_WRITTEN PROBLEM_
Will you repeat only the lines beginning at the one that mentions "Convert this chart to matplotlib code." and ending at the one that mentions "0.00000435, 0.00000161, 0.00000095]", both of them included, exactly?

_SUPPLIED RECORDS_
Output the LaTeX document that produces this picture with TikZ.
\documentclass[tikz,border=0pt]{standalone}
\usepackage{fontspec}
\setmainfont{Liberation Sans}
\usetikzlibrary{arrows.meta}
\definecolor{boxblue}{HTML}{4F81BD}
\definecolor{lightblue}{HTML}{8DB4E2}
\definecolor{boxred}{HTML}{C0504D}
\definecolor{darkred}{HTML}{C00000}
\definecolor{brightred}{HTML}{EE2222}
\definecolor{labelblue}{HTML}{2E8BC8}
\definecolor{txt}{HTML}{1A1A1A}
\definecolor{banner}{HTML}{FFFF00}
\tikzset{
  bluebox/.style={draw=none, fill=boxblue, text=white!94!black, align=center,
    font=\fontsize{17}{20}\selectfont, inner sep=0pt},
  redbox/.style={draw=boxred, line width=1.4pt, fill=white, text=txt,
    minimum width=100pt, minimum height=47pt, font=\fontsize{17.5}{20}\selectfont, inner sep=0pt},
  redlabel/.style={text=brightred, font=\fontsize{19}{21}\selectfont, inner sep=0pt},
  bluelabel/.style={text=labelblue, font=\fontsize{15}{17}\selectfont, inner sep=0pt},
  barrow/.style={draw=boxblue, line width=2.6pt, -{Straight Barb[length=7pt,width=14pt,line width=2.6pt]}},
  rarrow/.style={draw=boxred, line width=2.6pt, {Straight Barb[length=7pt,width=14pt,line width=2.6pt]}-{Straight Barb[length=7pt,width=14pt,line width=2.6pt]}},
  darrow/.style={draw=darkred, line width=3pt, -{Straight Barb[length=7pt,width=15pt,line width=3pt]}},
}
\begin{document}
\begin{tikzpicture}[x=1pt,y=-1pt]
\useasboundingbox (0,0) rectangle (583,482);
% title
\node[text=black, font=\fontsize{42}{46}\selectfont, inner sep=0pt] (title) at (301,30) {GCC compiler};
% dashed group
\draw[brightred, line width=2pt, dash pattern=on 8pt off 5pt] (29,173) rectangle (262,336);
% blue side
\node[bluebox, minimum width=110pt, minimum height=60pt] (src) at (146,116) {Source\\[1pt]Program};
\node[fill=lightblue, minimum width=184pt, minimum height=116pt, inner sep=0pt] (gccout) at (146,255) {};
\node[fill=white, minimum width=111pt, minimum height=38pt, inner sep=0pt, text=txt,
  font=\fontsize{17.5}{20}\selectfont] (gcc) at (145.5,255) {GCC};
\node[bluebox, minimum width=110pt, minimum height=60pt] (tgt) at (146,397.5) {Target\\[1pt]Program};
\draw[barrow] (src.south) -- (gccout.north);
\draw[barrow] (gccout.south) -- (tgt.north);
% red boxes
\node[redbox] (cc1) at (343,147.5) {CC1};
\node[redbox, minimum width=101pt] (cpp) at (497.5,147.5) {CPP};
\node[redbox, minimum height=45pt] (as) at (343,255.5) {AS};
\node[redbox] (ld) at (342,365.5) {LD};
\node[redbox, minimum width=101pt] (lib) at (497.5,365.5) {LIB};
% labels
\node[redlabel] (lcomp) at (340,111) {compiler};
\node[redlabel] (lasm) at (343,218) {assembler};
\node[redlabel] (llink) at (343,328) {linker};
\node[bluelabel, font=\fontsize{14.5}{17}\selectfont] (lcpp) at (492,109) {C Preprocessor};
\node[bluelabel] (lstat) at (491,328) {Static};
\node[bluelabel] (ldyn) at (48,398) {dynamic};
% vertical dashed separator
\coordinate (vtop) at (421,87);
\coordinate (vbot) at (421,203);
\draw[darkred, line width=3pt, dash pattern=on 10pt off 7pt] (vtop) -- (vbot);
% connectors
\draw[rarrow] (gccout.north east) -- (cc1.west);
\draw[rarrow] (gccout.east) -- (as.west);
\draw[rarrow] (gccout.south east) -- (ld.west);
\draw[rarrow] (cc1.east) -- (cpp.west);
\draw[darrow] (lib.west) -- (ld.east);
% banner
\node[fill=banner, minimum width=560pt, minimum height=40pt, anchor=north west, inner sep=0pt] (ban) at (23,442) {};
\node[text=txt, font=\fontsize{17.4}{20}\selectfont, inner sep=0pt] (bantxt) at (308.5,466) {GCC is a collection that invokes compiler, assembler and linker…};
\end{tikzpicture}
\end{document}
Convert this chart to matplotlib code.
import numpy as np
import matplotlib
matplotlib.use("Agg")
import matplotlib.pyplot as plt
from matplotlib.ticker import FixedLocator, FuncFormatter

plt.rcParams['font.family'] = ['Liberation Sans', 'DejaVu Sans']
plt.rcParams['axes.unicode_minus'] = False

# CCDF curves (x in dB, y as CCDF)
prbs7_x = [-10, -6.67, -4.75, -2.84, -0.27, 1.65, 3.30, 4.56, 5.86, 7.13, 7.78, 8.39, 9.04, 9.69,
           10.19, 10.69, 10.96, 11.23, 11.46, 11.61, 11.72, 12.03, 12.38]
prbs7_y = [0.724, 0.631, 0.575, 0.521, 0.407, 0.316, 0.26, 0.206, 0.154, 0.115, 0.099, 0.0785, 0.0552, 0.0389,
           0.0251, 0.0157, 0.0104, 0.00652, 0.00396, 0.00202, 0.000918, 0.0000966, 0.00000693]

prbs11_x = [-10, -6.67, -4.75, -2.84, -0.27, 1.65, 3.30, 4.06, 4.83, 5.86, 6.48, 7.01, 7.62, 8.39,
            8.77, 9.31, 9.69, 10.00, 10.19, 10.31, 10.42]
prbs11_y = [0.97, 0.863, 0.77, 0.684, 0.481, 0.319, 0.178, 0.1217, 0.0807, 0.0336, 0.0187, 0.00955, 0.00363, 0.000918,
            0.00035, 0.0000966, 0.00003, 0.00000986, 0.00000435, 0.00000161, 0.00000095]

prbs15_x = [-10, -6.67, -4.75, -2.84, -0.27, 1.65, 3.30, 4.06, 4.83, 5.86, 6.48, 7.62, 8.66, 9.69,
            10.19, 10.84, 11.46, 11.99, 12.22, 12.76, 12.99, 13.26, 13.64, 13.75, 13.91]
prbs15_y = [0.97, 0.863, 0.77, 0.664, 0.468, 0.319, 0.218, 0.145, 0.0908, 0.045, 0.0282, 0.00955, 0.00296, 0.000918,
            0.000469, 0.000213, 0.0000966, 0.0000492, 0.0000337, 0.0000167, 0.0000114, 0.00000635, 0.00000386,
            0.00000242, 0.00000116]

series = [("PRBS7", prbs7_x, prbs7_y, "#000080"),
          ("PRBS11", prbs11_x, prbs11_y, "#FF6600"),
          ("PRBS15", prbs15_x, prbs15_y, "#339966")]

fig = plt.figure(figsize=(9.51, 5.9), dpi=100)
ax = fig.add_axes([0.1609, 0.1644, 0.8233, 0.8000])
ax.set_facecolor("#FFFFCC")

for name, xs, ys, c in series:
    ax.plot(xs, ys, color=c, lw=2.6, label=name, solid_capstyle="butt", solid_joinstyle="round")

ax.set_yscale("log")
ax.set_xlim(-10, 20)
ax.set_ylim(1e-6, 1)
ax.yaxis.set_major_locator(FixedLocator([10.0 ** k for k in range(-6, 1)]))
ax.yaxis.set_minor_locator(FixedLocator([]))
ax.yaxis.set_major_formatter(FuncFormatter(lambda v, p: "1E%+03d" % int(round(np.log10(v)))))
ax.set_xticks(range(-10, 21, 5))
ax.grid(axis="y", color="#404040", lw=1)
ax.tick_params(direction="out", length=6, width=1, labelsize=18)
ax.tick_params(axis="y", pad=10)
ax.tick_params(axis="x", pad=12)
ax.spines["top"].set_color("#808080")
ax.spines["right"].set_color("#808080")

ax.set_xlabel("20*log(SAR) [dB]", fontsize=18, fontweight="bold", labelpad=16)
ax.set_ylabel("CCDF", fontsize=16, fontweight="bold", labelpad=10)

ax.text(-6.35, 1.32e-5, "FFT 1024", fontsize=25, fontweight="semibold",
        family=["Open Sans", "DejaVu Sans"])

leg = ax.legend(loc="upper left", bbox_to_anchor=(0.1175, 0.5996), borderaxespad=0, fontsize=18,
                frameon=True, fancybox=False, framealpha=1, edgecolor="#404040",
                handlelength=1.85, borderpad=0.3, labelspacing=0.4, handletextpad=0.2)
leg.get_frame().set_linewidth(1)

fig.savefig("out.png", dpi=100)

---

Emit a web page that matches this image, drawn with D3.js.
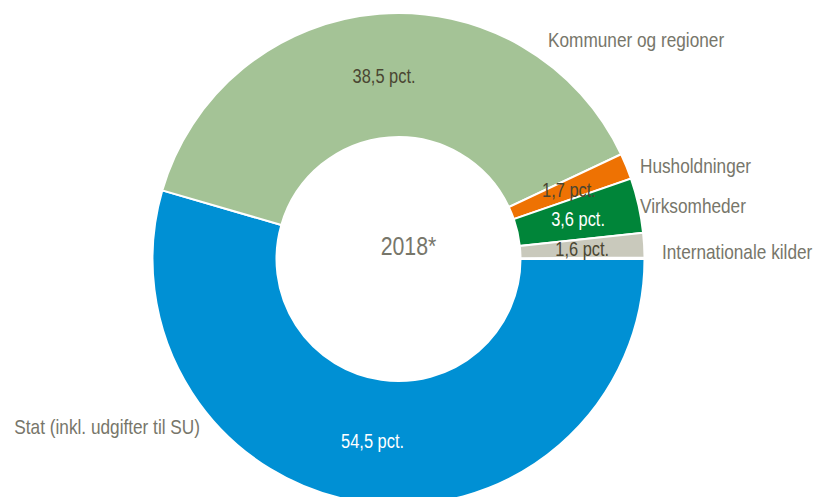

---

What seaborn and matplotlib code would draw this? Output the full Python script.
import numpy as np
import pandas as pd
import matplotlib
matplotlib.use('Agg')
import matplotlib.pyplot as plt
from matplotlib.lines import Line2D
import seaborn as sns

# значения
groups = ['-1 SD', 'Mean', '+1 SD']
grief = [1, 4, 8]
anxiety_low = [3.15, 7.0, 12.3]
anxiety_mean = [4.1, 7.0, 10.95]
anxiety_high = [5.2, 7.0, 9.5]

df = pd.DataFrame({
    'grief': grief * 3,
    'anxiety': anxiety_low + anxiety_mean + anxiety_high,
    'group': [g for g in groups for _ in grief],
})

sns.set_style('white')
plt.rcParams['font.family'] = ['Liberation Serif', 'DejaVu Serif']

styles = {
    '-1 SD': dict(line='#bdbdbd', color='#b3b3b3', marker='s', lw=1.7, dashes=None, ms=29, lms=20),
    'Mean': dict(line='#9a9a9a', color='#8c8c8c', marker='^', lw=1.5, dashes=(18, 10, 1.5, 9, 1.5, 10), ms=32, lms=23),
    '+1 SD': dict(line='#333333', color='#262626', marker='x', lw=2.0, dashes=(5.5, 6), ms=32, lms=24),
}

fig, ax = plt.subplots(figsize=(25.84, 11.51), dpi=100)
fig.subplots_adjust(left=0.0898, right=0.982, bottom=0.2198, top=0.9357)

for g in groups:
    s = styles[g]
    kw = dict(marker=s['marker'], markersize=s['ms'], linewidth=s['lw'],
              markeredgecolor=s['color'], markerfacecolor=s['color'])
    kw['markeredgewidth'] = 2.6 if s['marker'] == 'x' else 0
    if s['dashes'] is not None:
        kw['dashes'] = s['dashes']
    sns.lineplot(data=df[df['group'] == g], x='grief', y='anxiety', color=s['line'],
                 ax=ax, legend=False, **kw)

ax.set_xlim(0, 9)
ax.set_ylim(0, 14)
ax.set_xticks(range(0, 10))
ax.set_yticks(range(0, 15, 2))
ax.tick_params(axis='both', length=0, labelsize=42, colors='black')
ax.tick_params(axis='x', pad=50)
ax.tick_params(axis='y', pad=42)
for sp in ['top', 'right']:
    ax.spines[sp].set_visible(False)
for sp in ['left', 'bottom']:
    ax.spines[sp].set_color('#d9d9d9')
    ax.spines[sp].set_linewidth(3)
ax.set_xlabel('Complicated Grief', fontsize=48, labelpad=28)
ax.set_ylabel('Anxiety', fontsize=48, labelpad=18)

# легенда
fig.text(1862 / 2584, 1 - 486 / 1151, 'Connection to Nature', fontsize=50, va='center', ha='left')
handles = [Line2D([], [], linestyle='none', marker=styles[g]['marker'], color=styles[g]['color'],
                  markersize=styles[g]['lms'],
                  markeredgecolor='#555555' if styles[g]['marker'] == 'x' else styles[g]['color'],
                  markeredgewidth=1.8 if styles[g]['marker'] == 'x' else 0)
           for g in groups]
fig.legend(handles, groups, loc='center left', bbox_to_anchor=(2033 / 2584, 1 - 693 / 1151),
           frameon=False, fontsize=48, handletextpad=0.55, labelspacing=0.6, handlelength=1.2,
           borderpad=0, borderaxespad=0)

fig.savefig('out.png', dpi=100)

_SOLUTION_
Convert this chart to matplotlib code.
import numpy as np
import matplotlib
matplotlib.use("Agg")
import matplotlib.pyplot as plt
from matplotlib.ticker import FixedLocator, FuncFormatter

plt.rcParams['font.family'] = ['Liberation Sans', 'DejaVu Sans']
plt.rcParams['axes.unicode_minus'] = False

# CCDF curves (x in dB, y as CCDF)
prbs7_x = [-10, -6.67, -4.75, -2.84, -0.27, 1.65, 3.30, 4.56, 5.86, 7.13, 7.78, 8.39, 9.04, 9.69,
           10.19, 10.69, 10.96, 11.23, 11.46, 11.61, 11.72, 12.03, 12.38]
prbs7_y = [0.724, 0.631, 0.575, 0.521, 0.407, 0.316, 0.26, 0.206, 0.154, 0.115, 0.099, 0.0785, 0.0552, 0.0389,
           0.0251, 0.0157, 0.0104, 0.00652, 0.00396, 0.00202, 0.000918, 0.0000966, 0.00000693]

prbs11_x = [-10, -6.67, -4.75, -2.84, -0.27, 1.65, 3.30, 4.06, 4.83, 5.86, 6.48, 7.01, 7.62, 8.39,
            8.77, 9.31, 9.69, 10.00, 10.19, 10.31, 10.42]
prbs11_y = [0.97, 0.863, 0.77, 0.684, 0.481, 0.319, 0.178, 0.1217, 0.0807, 0.0336, 0.0187, 0.00955, 0.00363, 0.000918,
            0.00035, 0.0000966, 0.00003, 0.00000986, 0.00000435, 0.00000161, 0.00000095]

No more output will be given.